(WRITTEN PROBLEM):
Omit the pictures and return every entry exactly as written.

(DATA FOR THIS EXERCISE):
====
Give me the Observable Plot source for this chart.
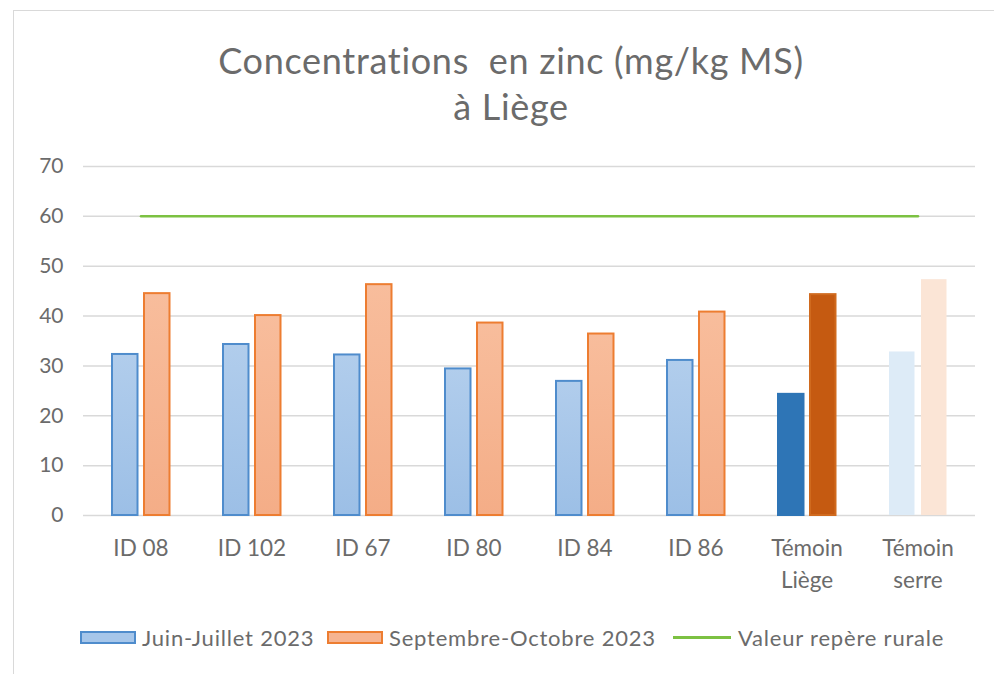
<!DOCTYPE html>
<html>
<head>
<meta charset="utf-8">
<script src="https://cdn.jsdelivr.net/npm/d3@7"></script>
<script src="https://cdn.jsdelivr.net/npm/@observablehq/plot@0.6"></script>
<style>
  html, body { margin: 0; padding: 0; background: #fff; }
  body { width: 994px; height: 674px; position: relative; overflow: hidden; font-family: Lato, "Open Sans", sans-serif; }
  #frame { position: absolute; left: 13px; top: 10px; width: 1000px; height: 700px; border: 1.5px solid #d9d9d9; box-sizing: border-box; }
  .title { position: absolute; left: 0; width: 1022px; text-align: center; color: #6b6b6b; font-size: 36px; letter-spacing: 0.7px; line-height: 43px; }
  #chart { position: absolute; left: 0; top: 140px; }
  #legend { position: absolute; top: 622px; left: 0; width: 994px; height: 30px; font-size: 22px; color: #6b6b6b; letter-spacing: 0.8px; }
  .li { position: absolute; top: 0; display: flex; align-items: center; height: 30px; white-space: nowrap; }
  .sw { display: inline-block; width: 56px; height: 13px; margin-right: 6px; box-sizing: border-box; }
</style>
</head>
<body>
<div id="frame"></div>
<div class="title" style="top:39px;">Concentrations&nbsp; en zinc (mg/kg MS)</div>
<div class="title" style="top:85px;">à Liège</div>
<div id="chart"></div>
<div id="legend">
  <div class="li" style="left:80px;"><span class="sw" style="background:#a6c6ea;border:2px solid #4f8ccc;"></span>Juin-Juillet 2023</div>
  <div class="li" style="left:327px;"><span class="sw" style="background:#f6b491;border:2px solid #ed7d31;"></span>Septembre-Octobre 2023</div>
  <div class="li" style="left:673px;"><span class="sw" style="height:3px;width:58px;background:#7cc142;margin-right:7px;"></span>Valeur repère rurale</div>
</div>
<script>
const categories = ["ID 08", "ID 102", "ID 67", "ID 80", "ID 84", "ID 86", "Témoin\nLiège", "Témoin\nserre"];
const juinJuillet = [32.3, 34.3, 32.2, 29.4, 26.9, 31.1, 24.3, 32.8];
const septOct = [44.5, 40.1, 46.3, 38.6, 36.4, 40.8, 44.3, 47.3];
const valeurRepere = 60;
const yTicks = [0, 10, 20, 30, 40, 50, 60, 70];

const rows1 = categories.map((c, i) => ({cat: c, v: juinJuillet[i], i}));
const rows2 = categories.map((c, i) => ({cat: c, v: septOct[i], i}));
const refRows = categories.map(c => ({cat: c, v: valeurRepere}));

const fill1 = d => d.i === 6 ? "#2e75b6" : d.i === 7 ? "#ddebf7" : "url(#gBlue)";
const stroke1 = d => d.i === 6 ? "#2e75b6" : d.i === 7 ? "none" : "#4f8ccc";
const fill2 = d => d.i === 6 ? "#c55a11" : d.i === 7 ? "#fbe5d6" : "url(#gOrange)";
const stroke2 = d => d.i === 6 ? "#d06a1e" : d.i === 7 ? "none" : "#ed7d31";

const chart = Plot.plot({
  width: 994,
  height: 460,
  marginLeft: 83,
  marginRight: 19,
  marginTop: 26,
  marginBottom: 85,
  style: {fontFamily: "Lato, 'Open Sans', sans-serif", fontSize: "20px", color: "#6b6b6b", background: "transparent", overflow: "visible"},
  x: {domain: categories, padding: 0, label: null},
  y: {domain: [0, 70], label: null},
  marks: [
    Plot.ruleY(yTicks, {stroke: "#d9d9d9", strokeWidth: 1.5}),
    Plot.axisY({ticks: yTicks, tickSize: 0, tickPadding: 20, fontSize: 21, fill: "#6b6b6b", label: null}),
    Plot.axisX({tickSize: 0, tickPadding: 18, fontSize: 22.5, fill: "#6b6b6b", lineHeight: 1.42, label: null}),
    Plot.barY(rows1, {x: "cat", y: "v", fill: fill1, stroke: stroke1, strokeWidth: 2, insetLeft: 27, insetRight: 58.5}),
    Plot.barY(rows2, {x: "cat", y: "v", fill: fill2, stroke: stroke2, strokeWidth: 2, insetLeft: 59, insetRight: 26.5}),
    Plot.lineY(refRows, {x: "cat", y: "v", stroke: "#7cc142", strokeWidth: 2.5})
  ]
});

const ns = "http://www.w3.org/2000/svg";
const defs = document.createElementNS(ns, "defs");
defs.innerHTML = `
  <linearGradient id="gBlue" x1="0" y1="0" x2="0" y2="1">
    <stop offset="0" stop-color="#b1cdec"/><stop offset="1" stop-color="#9cbfe6"/>
  </linearGradient>
  <linearGradient id="gOrange" x1="0" y1="0" x2="0" y2="1">
    <stop offset="0" stop-color="#f8bd9c"/><stop offset="1" stop-color="#f4ad87"/>
  </linearGradient>`;
chart.insertBefore(defs, chart.firstChild);
document.getElementById("chart").appendChild(chart);
</script>
</body>
</html>
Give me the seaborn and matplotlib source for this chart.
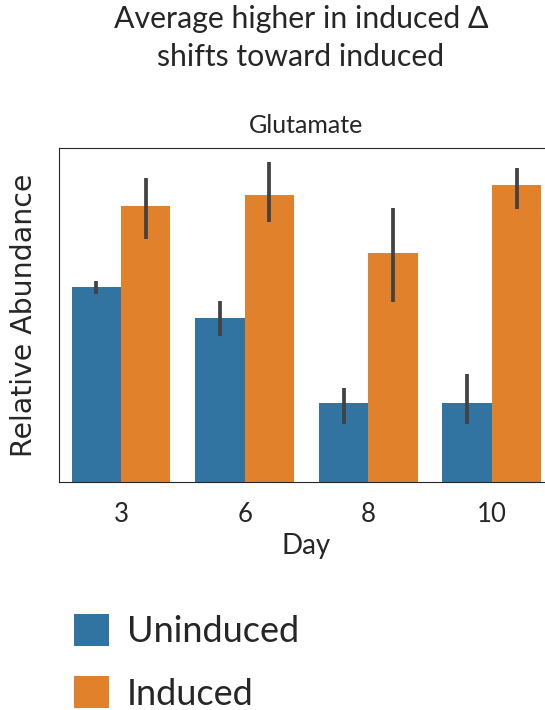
====
(TASK OUTPUT):
Give me the Observable Plot source for this chart.
<!DOCTYPE html>
<html>
<head>
<meta charset="utf-8">
<script src="https://cdn.jsdelivr.net/npm/d3@7"></script>
<script src="https://cdn.jsdelivr.net/npm/@observablehq/plot@0.6"></script>
<style>
  html, body { margin: 0; padding: 0; background: #fff; }
  body { width: 994px; height: 674px; position: relative; overflow: hidden; font-family: Lato, "Open Sans", sans-serif; }
  #frame { position: absolute; left: 13px; top: 10px; width: 1000px; height: 700px; border: 1.5px solid #d9d9d9; box-sizing: border-box; }
  .title { position: absolute; left: 0; width: 1022px; text-align: center; color: #6b6b6b; font-size: 36px; letter-spacing: 0.7px; line-height: 43px; }
  #chart { position: absolute; left: 0; top: 140px; }
  #legend { position: absolute; top: 622px; left: 0; width: 994px; height: 30px; font-size: 22px; color: #6b6b6b; letter-spacing: 0.8px; }
  .li { position: absolute; top: 0; display: flex; align-items: center; height: 30px; white-space: nowrap; }
  .sw { display: inline-block; width: 56px; height: 13px; margin-right: 6px; box-sizing: border-box; }
</style>
</head>
<body>
<div id="frame"></div>
<div class="title" style="top:39px;">Concentrations&nbsp; en zinc (mg/kg MS)</div>
<div class="title" style="top:85px;">à Liège</div>
<div id="chart"></div>
<div id="legend">
  <div class="li" style="left:80px;"><span class="sw" style="background:#a6c6ea;border:2px solid #4f8ccc;"></span>Juin-Juillet 2023</div>
  <div class="li" style="left:327px;"><span class="sw" style="background:#f6b491;border:2px solid #ed7d31;"></span>Septembre-Octobre 2023</div>
  <div class="li" style="left:673px;"><span class="sw" style="height:3px;width:58px;background:#7cc142;margin-right:7px;"></span>Valeur repère rurale</div>
</div>
<script>
const categories = ["ID 08", "ID 102", "ID 67", "ID 80", "ID 84", "ID 86", "Témoin\nLiège", "Témoin\nserre"];
const juinJuillet = [32.3, 34.3, 32.2, 29.4, 26.9, 31.1, 24.3, 32.8];
const septOct = [44.5, 40.1, 46.3, 38.6, 36.4, 40.8, 44.3, 47.3];
const valeurRepere = 60;
const yTicks = [0, 10, 20, 30, 40, 50, 60, 70];

const rows1 = categories.map((c, i) => ({cat: c, v: juinJuillet[i], i}));
const rows2 = categories.map((c, i) => ({cat: c, v: septOct[i], i}));
const refRows = categories.map(c => ({cat: c, v: valeurRepere}));

const fill1 = d => d.i === 6 ? "#2e75b6" : d.i === 7 ? "#ddebf7" : "url(#gBlue)";
const stroke1 = d => d.i === 6 ? "#2e75b6" : d.i === 7 ? "none" : "#4f8ccc";
const fill2 = d => d.i === 6 ? "#c55a11" : d.i === 7 ? "#fbe5d6" : "url(#gOrange)";
const stroke2 = d => d.i === 6 ? "#d06a1e" : d.i === 7 ? "none" : "#ed7d31";

const chart = Plot.plot({
  width: 994,
  height: 460,
  marginLeft: 83,
  marginRight: 19,
  marginTop: 26,
  marginBottom: 85,
  style: {fontFamily: "Lato, 'Open Sans', sans-serif", fontSize: "20px", color: "#6b6b6b", background: "transparent", overflow: "visible"},
  x: {domain: categories, padding: 0, label: null},
  y: {domain: [0, 70], label: null},
  marks: [
    Plot.ruleY(yTicks, {stroke: "#d9d9d9", strokeWidth: 1.5}),
    Plot.axisY({ticks: yTicks, tickSize: 0, tickPadding: 20, fontSize: 21, fill: "#6b6b6b", label: null}),
    Plot.axisX({tickSize: 0, tickPadding: 18, fontSize: 22.5, fill: "#6b6b6b", lineHeight: 1.42, label: null}),
    Plot.barY(rows1, {x: "cat", y: "v", fill: fill1, stroke: stroke1, strokeWidth: 2, insetLeft: 27, insetRight: 58.5}),
    Plot.barY(rows2, {x: "cat", y: "v", fill: fill2, stroke: stroke2, strokeWidth: 2, insetLeft: 59, insetRight: 26.5}),
    Plot.lineY(refRows, {x: "cat", y: "v", stroke: "#7cc142", strokeWidth: 2.5})
  ]
});

const ns = "http://www.w3.org/2000/svg";
const defs = document.createElementNS(ns, "defs");
defs.innerHTML = `
  <linearGradient id="gBlue" x1="0" y1="0" x2="0" y2="1">
    <stop offset="0" stop-color="#b1cdec"/><stop offset="1" stop-color="#9cbfe6"/>
  </linearGradient>
  <linearGradient id="gOrange" x1="0" y1="0" x2="0" y2="1">
    <stop offset="0" stop-color="#f8bd9c"/><stop offset="1" stop-color="#f4ad87"/>
  </linearGradient>`;
chart.insertBefore(defs, chart.firstChild);
document.getElementById("chart").appendChild(chart);
</script>
</body>
</html>
Give me the seaborn and matplotlib source for this chart.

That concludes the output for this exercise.